I think this is a great idea, although maybe a [TBT]/[IGB] tag should be introduced for the shop titles so everyone knows what's going on. TBT IG shops will do a lot more business in Re-Tail.

I just hope people will pay attention so I don't get IGB offers in my TBT shop...


----------



## Ariel. (Jun 20, 2015)

I don't like it, personally. Sometimes when I sell things in the Re-tail forum, I get people asking "will you take TBT", or in the villager trading I'll only sell for TBT but people always ask "will you take IGB"

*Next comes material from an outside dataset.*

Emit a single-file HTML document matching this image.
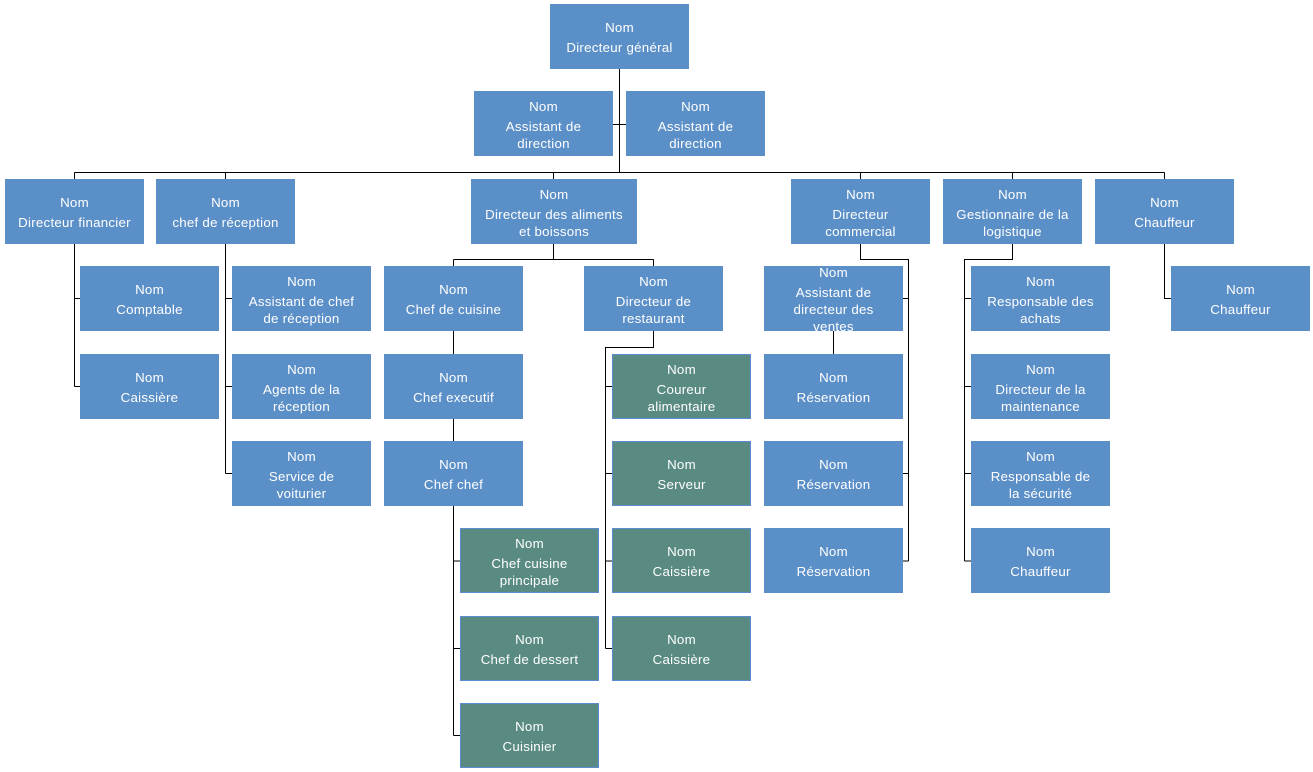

TBT is the only place where people don't ask those questions, and it makes it a lot easier to find people selling for TBT, which I regularly do.

I say keep it separated.


----------



## Rosie :) (Jun 20, 2015)

I say keep it collided.
People have already been using TBT Bells in Re-Tail, and other sections on the board.
It's not going to change, and you might as well just delete the whole TBT Marketplace, or make it into another board.
I mean, it IS kind of annoying seeing a villager thread in the TBT Marketplace.
Just my opinion.


----------



## Ariel. (Jun 20, 2015)

Maybe you should make it a subforum if you add it so it's still separated but still all in one place.


----------



## Cadbberry (Jun 20, 2015)

I so support that! Please do it so I can finally sell my items XD


----------



## Red Cat (Jun 20, 2015)

So as I understand it, all buying, selling, and trading of ACNL items and services (except villagers which will remain in the Villager Trading Plaza) will be moved to Re-Tail, while other stuff like collectibles and Pokemon will stay on TBT Marketplace? If that is the case, I'd be fine with it as long as those two categories don't get mixed together in Re-Tail. It may be a good idea to make the thread prefixes more specific: i.e. Buying (IGB), Buying (TBT), Selling (IGB), and Selling (TBT) so that users know what other users are looking for or willing to pay with.


----------



## Justin (Jun 20, 2015)

Red Cat said:


> So as I understand it, all buying, selling, and trading of ACNL items and services (except villagers which will remain in the Villager Trading Plaza) will be moved to Re-Tail, while other stuff like collectibles and Pokemon will stay on TBT Marketplace? If that is the case, I'd be fine with it as long as those two categories don't get mixed together in Re-Tail.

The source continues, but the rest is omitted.